Photo Courtesy of UM-Flint Outreach
Students from UM-Flint’s Entrepreneur Society have been working on a project aiming to save money for low-income residents.
To do so, they are in the works of building a renewable energy unit that can be installed on residents’ roofs.
“We researched similar, existing units and found that a unit that we desire does not exist at the price point we need,” said Todd Fridline, the project manager. “We also completed a full analysis of weather conditions in Flint based on data from 2018 and evaluated the potential efficiency and output of our proposed unit.”
The unit is a union of six solar panels and a wind turbine. The wind turbine would be about 5-6 feet tall and 3-4 feet wide, standing vertical and rotating on its own axis. The solar panels, placed separately, would be about 3 feet by 2 feet.
The Flint Green team’s short-term goal for the project is to combine wind and solar energy to create an all-in-one unit for residents, which will cut costs from their energy bills.

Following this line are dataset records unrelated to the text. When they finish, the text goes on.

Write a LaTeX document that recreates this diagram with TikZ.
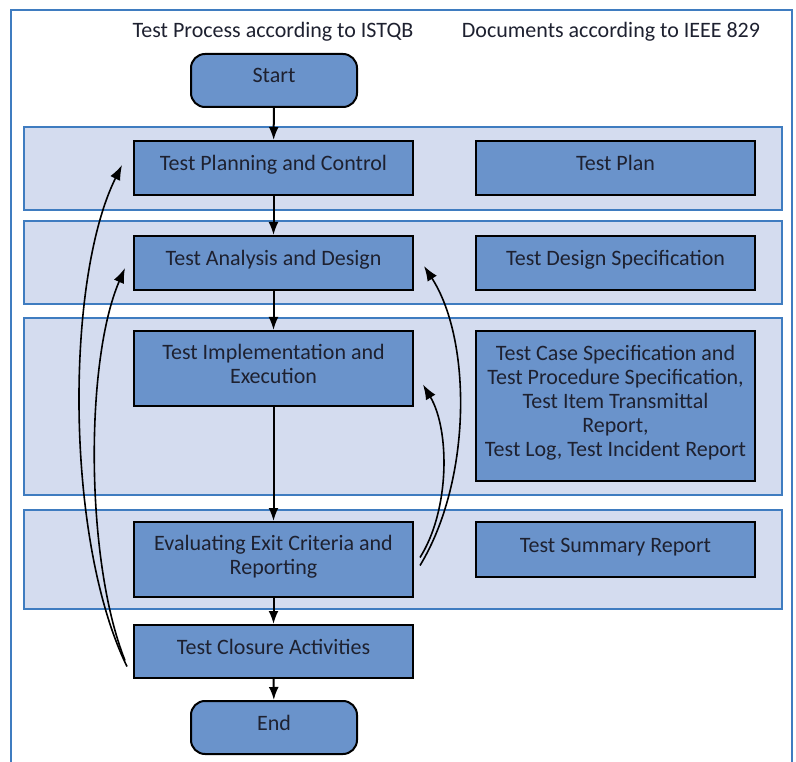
\documentclass[tikz,border=0pt]{standalone}
\usepackage{fontspec}
\setmainfont{Carlito}
\usetikzlibrary{arrows.meta,calc}
\definecolor{boxblue}{HTML}{6A93CB}
\definecolor{bandfill}{HTML}{D4DCEF}
\definecolor{bandline}{HTML}{3F7CC0}
\definecolor{txt}{HTML}{1E2130}
\tikzset{
  band/.style={draw=bandline,fill=bandfill,line width=1.8pt},
  pbox/.style={draw=black,fill=boxblue,line width=2pt,minimum width=279pt,align=center,text=txt,font=\fontsize{22}{24}\selectfont,inner sep=0pt,text height=15pt,text depth=10pt},
  twoline/.style={text height=39pt},
  fiveline/.style={text height=111pt},
  term/.style={pbox,rounded corners=14pt,minimum width=166pt,minimum height=53pt},
  flow/.style={-{Latex[length=13pt,width=10pt]},line width=2pt},
  back/.style={-{Latex[length=15pt,width=11pt]},line width=1.6pt},
  head/.style={text=txt,font=\fontsize{22}{24}\selectfont,inner sep=0pt}
}
\begin{document}
\begin{tikzpicture}[x=1pt,y=-1pt]
\useasboundingbox (0,0) rectangle (796,762);
\begin{scope}
\clip (0,0) rectangle (796,762);
\draw[bandline,line width=1.8pt] (11,780) -- (11,10) -- (792,10) -- (792,780);
\end{scope}
\node[head] (h1) at (273,32) {Test Process according to ISTQB};
\node[head] (h2) at (611,32) {Documents according to IEEE 829};
% bands
\draw[band] (24,127) rectangle (782,210);
\draw[band] (24,221) rectangle (782,304);
\draw[band] (24,318) rectangle (782,495);
\draw[band] (24,510) rectangle (782,609);
% left column
\node[term] (start) at (274,80.5) {Start};
\node[pbox,minimum height=54pt] (plan) at (273.5,168) {Test Planning and Control};
\node[pbox,minimum height=54pt] (anal) at (273.5,263) {Test Analysis and Design};
\node[pbox,twoline,minimum height=75pt] (impl) at (273.5,368.5) {Test Implementation and\\Execution};
\node[pbox,twoline,minimum height=75pt] (eval) at (273.5,559.5) {Evaluating Exit Criteria and\\Reporting};
\node[pbox,minimum height=53pt] (clos) at (273.5,651.5) {Test Closure Activities};
\node[term] (end) at (274,727.5) {End};
% right column
\node[pbox,minimum height=54pt] (tplan) at (615.5,168) {Test Plan};
\node[pbox,minimum height=54pt] (tdes) at (615.5,263) {Test Design Specification};
\node[pbox,fiveline,minimum height=150pt] (tcase) at (615.5,406) {Test Case Specification and\\Test Procedure Specification,\\Test Item Transmittal\\Report,\\Test Log, Test Incident Report};
\node[pbox,minimum height=55pt] (tsum) at (615.5,549.5) {Test Summary Report};
% straight flow
\draw[flow] (start) -- (plan);
\draw[flow] (plan) -- (anal);
\draw[flow] (anal) -- (impl);
\draw[flow] (impl) -- (eval);
\draw[flow] (eval) -- (clos);
\draw[flow] (clos) -- (end);
% feedback curves
\draw[back] ([xshift=-6pt,yshift=-15pt]clos.west) .. controls (65,540) and (65,280) .. ([xshift=-11pt,yshift=3pt]plan.west);
\draw[back] ([xshift=-8pt,yshift=-9pt]clos.west) .. controls (85,560) and (85,360) .. ([xshift=-8pt,yshift=-5pt]anal.west);
\draw[back] ([xshift=6pt,yshift=-6pt]eval.east) .. controls (472,480) and (472,340) .. ([xshift=10pt,yshift=-3pt]anal.east);
\draw[back] ([xshift=6pt,yshift=2pt]eval.east) .. controls (450,510) and (450,430) .. ([xshift=9pt,yshift=-16pt]impl.east);
\end{tikzpicture}
\end{document}
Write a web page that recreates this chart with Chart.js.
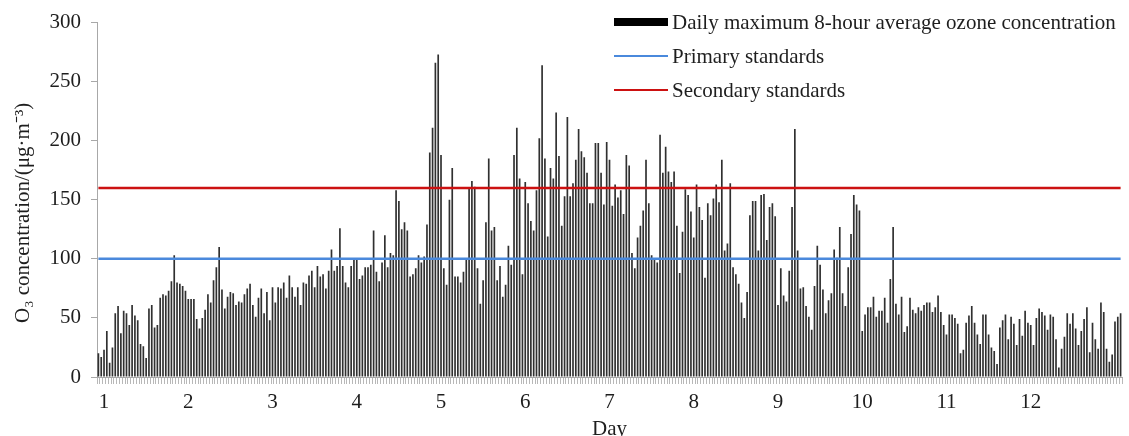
<!DOCTYPE html>
<html>
<head>
<meta charset="utf-8">
<script src="https://cdn.jsdelivr.net/npm/chart.js@4/dist/chart.umd.min.js"></script>
<style>
  html, body { margin: 0; padding: 0; background: #fff; }
</style>
</head>
<body>
<canvas id="chart" width="1129" height="436"></canvas>
<script>
// daily maximum 8-hour average O3, one value per day
const dailyO3 = [
  20,17,23,39,12,25,54,60,37,56,54,44,61,52,48,28,26,16,58,61,42,44,67,70,69,73,81,103,80,79,
  77,73,66,66,66,49,41,50,57,70,63,82,93,110,74,58,68,72,71,61,64,
  63,70,75,79,61,51,67,75,54,72,48,76,63,76,75,80,67,86,76,68,76,61,80,79,86,90,76,94,85,87,
  75,90,108,90,94,126,94,80,76,94,100,100,83,86,93,
  93,95,124,89,81,97,120,93,105,103,158,149,125,131,124,85,87,92,103,97,102,129,190,211,266,273,
  188,92,78,150,177,85,85,80,89,99,160,166,161,92,62,82,131,185,124,127,
  82,94,68,78,111,95,188,211,168,87,165,147,132,124,158,202,264,185,119,177,168,224,187,128,153,
  220,153,164,184,210,191,186,173,147,147,198,198,173,146,199,184,145,163,152,158,138,188,179,105,
  92,118,128,141,184,147,103,100,97,205,173,195,174,165,174,128,88,123,159,154,140,118,163,144,
  133,84,147,137,151,163,148,184,107,113,164,93,87,79,63,50,72,137,149,149,107,154,155,116,
  144,147,136,61,92,69,64,90,144,210,107,75,76,60,51,40,77,111,95,74,54,65,71,108,101,127,71,60,
  93,121,154,146,141,39,53,59,59,68,51,56,56,67,46,83,127,62,53,68,
  38,43,67,57,54,59,56,61,63,63,55,59,69,55,44,36,53,53,50,45,20,23,46,52,60,46,36,28,53,53,36,25,22,11,
  42,48,53,32,51,45,27,49,35,56,46,44,27,50,58,55,52,40,53,51,32,8,24,34,54,45,54,41,27,39,49,59,
  21,46,32,24,63,55,24,13,19,47,51,54
];
const days = dailyO3.map((v, i) => i + 1);
const primaryStandard = 100;
const secondaryStandard = 160;
const monthLabels = ['1','2','3','4','5','6','7','8','9','10','11','12'];
const labelFirst = 2;    // category index of the first month label
const labelEvery = 30;   // one month label every 30 days
const yMin = 0, yMax = 300, yStep = 50;

const serif = '"Liberation Serif", "Times New Roman", serif';
const fontSize = 21;
const textColor = '#1e1e1e';
const axisColor = '#a8a8a8';

// legend drawn inside the plot, top right, like the original
const cornerLegend = {
  id: 'cornerLegend',
  afterDraw(chart, args, opts) {
    const ctx = chart.ctx;
    ctx.save();
    ctx.font = fontSize + 'px ' + serif;
    ctx.textBaseline = 'middle';
    chart.data.datasets.forEach((ds, i) => {
      const y = opts.rows[i];
      if (ds.type === 'line') {
        ctx.strokeStyle = ds.borderColor;
        ctx.lineWidth = 2;
        ctx.beginPath();
        ctx.moveTo(opts.keyLeft, y);
        ctx.lineTo(opts.keyRight, y);
        ctx.stroke();
      } else {
        ctx.fillStyle = '#000';
        ctx.fillRect(opts.keyLeft, y - 4, opts.keyRight - opts.keyLeft, 8);
      }
      ctx.fillStyle = textColor;
      ctx.fillText(ds.label, opts.textX, y + 1);
    });
    ctx.restore();
  }
};

new Chart(document.getElementById('chart'), {
  type: 'bar',
  data: {
    labels: days,
    datasets: [
      {
        label: 'Daily maximum 8-hour average ozone concentration',
        data: dailyO3,
        backgroundColor: '#303030',
        barPercentage: 0.6,
        categoryPercentage: 1,
        order: 2
      },
      {
        type: 'line',
        label: 'Primary standards',
        data: days.map(() => primaryStandard),
        borderColor: '#4a89dc',
        borderWidth: 2.5,
        pointRadius: 0,
        order: 1
      },
      {
        type: 'line',
        label: 'Secondary standards',
        data: days.map(() => secondaryStandard),
        borderColor: '#cc1111',
        borderWidth: 2.5,
        pointRadius: 0,
        order: 0
      }
    ]
  },
  options: {
    responsive: false,
    animation: false,
    layout: { padding: { top: 20, right: 7, bottom: 0, left: 0 } },
    plugins: {
      legend: { display: false },
      tooltip: { enabled: false },
      cornerLegend: { keyLeft: 614, keyRight: 668, textX: 672, rows: [22, 56, 90] }
    },
    scales: {
      x: {
        grid: { drawOnChartArea: false, drawTicks: true, tickLength: 7, color: '#b8b8b8' },
        border: { color: axisColor },
        ticks: {
          autoSkip: false, maxRotation: 0, minRotation: 0, padding: 6,
          color: textColor, font: { family: serif, size: fontSize },
          callback: (v, i) => {
            if (i < labelFirst || (i - labelFirst) % labelEvery) return '';
            return monthLabels[(i - labelFirst) / labelEvery] || '';
          }
        },
        title: {
          display: true, text: 'Day', color: textColor, padding: 0,
          font: { family: serif, size: fontSize, lineHeight: 0.6 }
        },
        afterFit: s => { s.height = 59; }
      },
      y: {
        min: yMin, max: yMax,
        grid: { drawOnChartArea: false, drawTicks: true, tickLength: 6, color: axisColor },
        border: { color: axisColor },
        ticks: { stepSize: yStep, padding: 10, color: textColor, font: { family: serif, size: fontSize } },
        title: {
          display: true, text: 'O\u2083 concentration/(\u03bcg\u00b7m\u207b\u00b3)     ',
          color: textColor, padding: { top: 11, bottom: 0 },
          font: { family: serif, size: fontSize }
        },
        afterFit: s => { s.width = 97; }
      }
    }
  },
  plugins: [cornerLegend]
});
</script>
</body>
</html>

“ … Right now, no one in this community is pursuing a solar wind energy [unit] on an urban application. If we can do that so that it makes sense financially, this would be a major accomplishment,” said Michael Witt, Entrepreneur Society advisor and founder. “ … we think it’s going to have a pretty significant impact on how we generate power for homes over the next 50 years.”
Within the team are four ES members: Fridline, Engineering Specialist Elijah Madar, Assistant Project Manager Carryn White and Marketing Specialist Elisabeth Hamilton.
The project is currently split into two phases. The first phase, which started in May and ended in September, was an evaluation period for the team to make sure the ideal unit was possible at a certain price point. The second phase is now underway, focusing on funding and production of the unit.
The team is searching for funding through platforms like Kickstarter and Indiegogo to complete this next part of the project, which entails building a prototype. They are hoping to receive at least $10,000 for the first unit, with some extra money in case of an emergency or needing additional parts.
“For the whole project, to do 30 plus solar panels and wind turbine units for 30 houses we’re looking to generate $300,000,” said Madar. “That’s the ideal scenario.”
The estimated cost of an installed unit would be $5,964. But, with available tax credits the net cost of the unit would be reduced to $2,814 for the consumer. Residents would have to file for the tax credits in order to receive the full benefits of the cut cost.
“This is drastically lower than the market average for a unit of this size. This is a cost effective unit that is also robust and can improve the lives of Flint residents,” Fridline said.
If the team receives funding and the units are installed and tested during phase two, they will then evaluate potential for a non-profit or company to be created in order to keep up the production of these units.
“This would create local jobs and a new startup company in Flint. This has already been discussed,” said Fridline.
The completion of phase two is estimated to take about eight months to a year, with the first few months being spent securing funding, sourcing parts, assembling and installing. Once the units are installed they will have to be tested in the targeted areas for a period of time yet to be determined.
“It is estimated to last several months for accurate measurement,” said Fridline.
While there is no set time for when the project will be completed, the team is proud of the progress they have made so far and are hoping to receive funding to complete the work they’re looking to accomplish in the future.
“We are extremely proud of the hard work our team put into this project. We were able to achieve our goal of an affordable wind and solar unit,” said Fridline. “Our projections for the unit indicate that it will reduce the energy bill of the average home in Flint [$84 a month] by 36% [or $30.24]. We hope that we are able to find funding for the next step of the project so we can implement the unit on homes in Flint and make an even greater impact on our community.”